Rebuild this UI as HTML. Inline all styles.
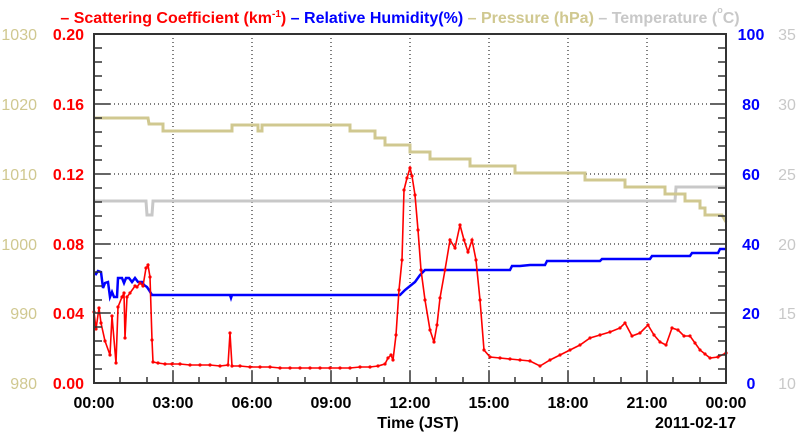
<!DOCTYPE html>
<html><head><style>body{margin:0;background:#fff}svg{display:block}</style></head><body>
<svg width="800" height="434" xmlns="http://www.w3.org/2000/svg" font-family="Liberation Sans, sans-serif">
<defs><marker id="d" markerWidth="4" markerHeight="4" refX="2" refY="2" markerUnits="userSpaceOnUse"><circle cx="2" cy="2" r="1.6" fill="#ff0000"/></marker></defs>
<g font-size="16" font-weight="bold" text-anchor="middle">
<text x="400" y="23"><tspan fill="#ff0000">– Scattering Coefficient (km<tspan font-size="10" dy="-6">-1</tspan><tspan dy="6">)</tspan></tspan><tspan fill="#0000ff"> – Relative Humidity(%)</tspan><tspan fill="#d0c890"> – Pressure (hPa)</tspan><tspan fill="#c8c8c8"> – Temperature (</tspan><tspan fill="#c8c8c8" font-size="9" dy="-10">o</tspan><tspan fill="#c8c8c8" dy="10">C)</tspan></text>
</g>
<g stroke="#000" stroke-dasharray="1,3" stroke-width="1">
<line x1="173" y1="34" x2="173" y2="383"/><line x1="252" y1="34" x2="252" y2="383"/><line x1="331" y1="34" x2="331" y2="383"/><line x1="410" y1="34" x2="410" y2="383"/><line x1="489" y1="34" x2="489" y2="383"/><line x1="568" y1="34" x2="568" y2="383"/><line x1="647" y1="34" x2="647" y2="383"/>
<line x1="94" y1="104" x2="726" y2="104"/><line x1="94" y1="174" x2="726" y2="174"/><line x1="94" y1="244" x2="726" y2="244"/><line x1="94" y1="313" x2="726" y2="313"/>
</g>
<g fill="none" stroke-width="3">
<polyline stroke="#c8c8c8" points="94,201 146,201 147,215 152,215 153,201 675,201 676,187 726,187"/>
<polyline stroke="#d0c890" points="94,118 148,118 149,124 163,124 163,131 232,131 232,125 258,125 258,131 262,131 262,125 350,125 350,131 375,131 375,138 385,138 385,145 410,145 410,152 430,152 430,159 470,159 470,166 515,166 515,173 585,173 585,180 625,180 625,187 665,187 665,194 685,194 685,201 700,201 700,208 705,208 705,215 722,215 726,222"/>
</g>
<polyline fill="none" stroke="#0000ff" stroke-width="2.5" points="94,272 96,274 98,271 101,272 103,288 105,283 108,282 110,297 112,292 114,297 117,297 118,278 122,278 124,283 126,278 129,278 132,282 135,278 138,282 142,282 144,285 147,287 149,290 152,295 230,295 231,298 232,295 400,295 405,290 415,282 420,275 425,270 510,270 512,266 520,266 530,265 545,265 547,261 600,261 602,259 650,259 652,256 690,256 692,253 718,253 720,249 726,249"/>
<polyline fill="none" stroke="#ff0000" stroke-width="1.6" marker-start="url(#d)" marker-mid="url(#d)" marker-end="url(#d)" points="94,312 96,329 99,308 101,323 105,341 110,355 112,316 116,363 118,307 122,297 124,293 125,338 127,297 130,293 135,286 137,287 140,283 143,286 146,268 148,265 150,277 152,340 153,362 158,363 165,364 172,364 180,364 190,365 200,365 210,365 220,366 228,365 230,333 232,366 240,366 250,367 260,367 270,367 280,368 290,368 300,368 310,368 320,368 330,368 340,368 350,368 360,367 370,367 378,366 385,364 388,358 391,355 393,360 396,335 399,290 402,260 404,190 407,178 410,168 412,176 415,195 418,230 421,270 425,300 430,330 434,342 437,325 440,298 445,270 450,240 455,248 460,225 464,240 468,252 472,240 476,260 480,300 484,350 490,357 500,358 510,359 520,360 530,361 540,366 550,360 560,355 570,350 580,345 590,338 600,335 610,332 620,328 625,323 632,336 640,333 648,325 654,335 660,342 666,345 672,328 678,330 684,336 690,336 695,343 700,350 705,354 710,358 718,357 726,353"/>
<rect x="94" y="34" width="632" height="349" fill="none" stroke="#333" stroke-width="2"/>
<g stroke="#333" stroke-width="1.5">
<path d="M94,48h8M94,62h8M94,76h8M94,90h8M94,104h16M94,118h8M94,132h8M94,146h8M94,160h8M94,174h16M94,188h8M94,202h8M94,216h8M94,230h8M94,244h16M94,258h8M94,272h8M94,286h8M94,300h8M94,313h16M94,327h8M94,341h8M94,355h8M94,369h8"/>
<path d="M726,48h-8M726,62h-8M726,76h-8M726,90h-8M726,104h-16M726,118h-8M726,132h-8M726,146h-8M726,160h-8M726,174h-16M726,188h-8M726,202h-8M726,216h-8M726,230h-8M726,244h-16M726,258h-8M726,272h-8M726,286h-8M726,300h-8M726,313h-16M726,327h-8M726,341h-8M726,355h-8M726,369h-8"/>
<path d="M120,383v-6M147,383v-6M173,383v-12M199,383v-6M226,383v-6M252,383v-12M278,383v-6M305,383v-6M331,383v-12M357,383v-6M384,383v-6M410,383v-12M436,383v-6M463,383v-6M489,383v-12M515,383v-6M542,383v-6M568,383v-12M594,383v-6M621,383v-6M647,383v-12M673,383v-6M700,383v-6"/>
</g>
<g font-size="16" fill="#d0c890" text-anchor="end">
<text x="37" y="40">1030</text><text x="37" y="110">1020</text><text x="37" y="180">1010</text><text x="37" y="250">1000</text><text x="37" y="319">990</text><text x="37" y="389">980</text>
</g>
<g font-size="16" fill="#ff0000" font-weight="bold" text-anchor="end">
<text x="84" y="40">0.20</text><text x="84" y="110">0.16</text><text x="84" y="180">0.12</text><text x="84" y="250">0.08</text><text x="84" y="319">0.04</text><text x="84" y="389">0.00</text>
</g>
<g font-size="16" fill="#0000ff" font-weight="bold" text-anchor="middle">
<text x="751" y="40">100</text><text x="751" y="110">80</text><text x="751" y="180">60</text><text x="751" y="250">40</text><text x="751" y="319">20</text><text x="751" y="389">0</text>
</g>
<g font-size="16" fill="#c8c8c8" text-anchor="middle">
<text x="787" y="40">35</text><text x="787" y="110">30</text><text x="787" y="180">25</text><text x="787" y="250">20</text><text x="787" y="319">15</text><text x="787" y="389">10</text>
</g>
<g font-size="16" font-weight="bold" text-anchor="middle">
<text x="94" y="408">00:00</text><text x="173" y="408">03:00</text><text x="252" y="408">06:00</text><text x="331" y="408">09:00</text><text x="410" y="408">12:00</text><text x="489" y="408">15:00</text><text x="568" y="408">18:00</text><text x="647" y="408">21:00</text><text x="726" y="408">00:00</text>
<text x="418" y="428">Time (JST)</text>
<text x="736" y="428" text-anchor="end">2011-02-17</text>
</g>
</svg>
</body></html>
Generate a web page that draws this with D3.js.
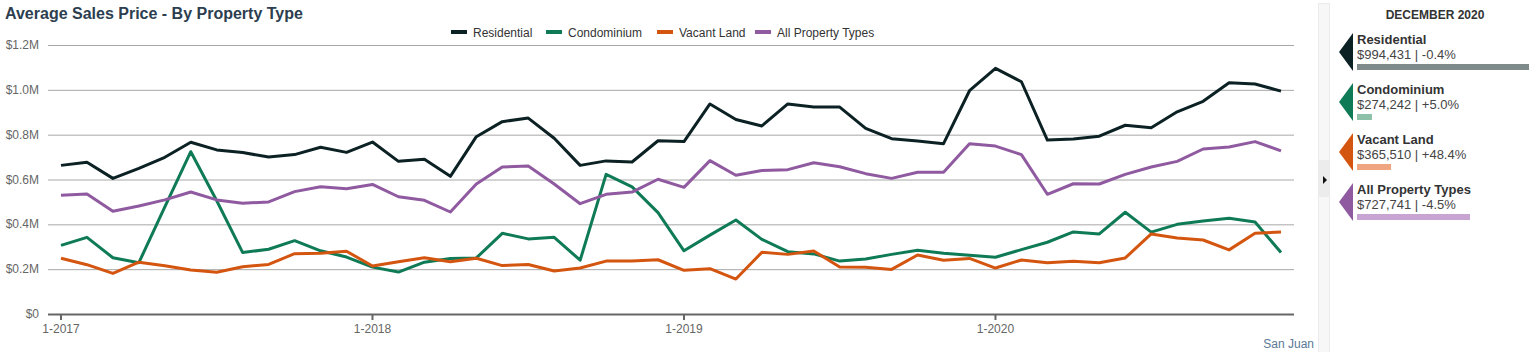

_To do:_
Only a number is expected here: the count of lines in the listing that hold the string "this".

_Task result:_
2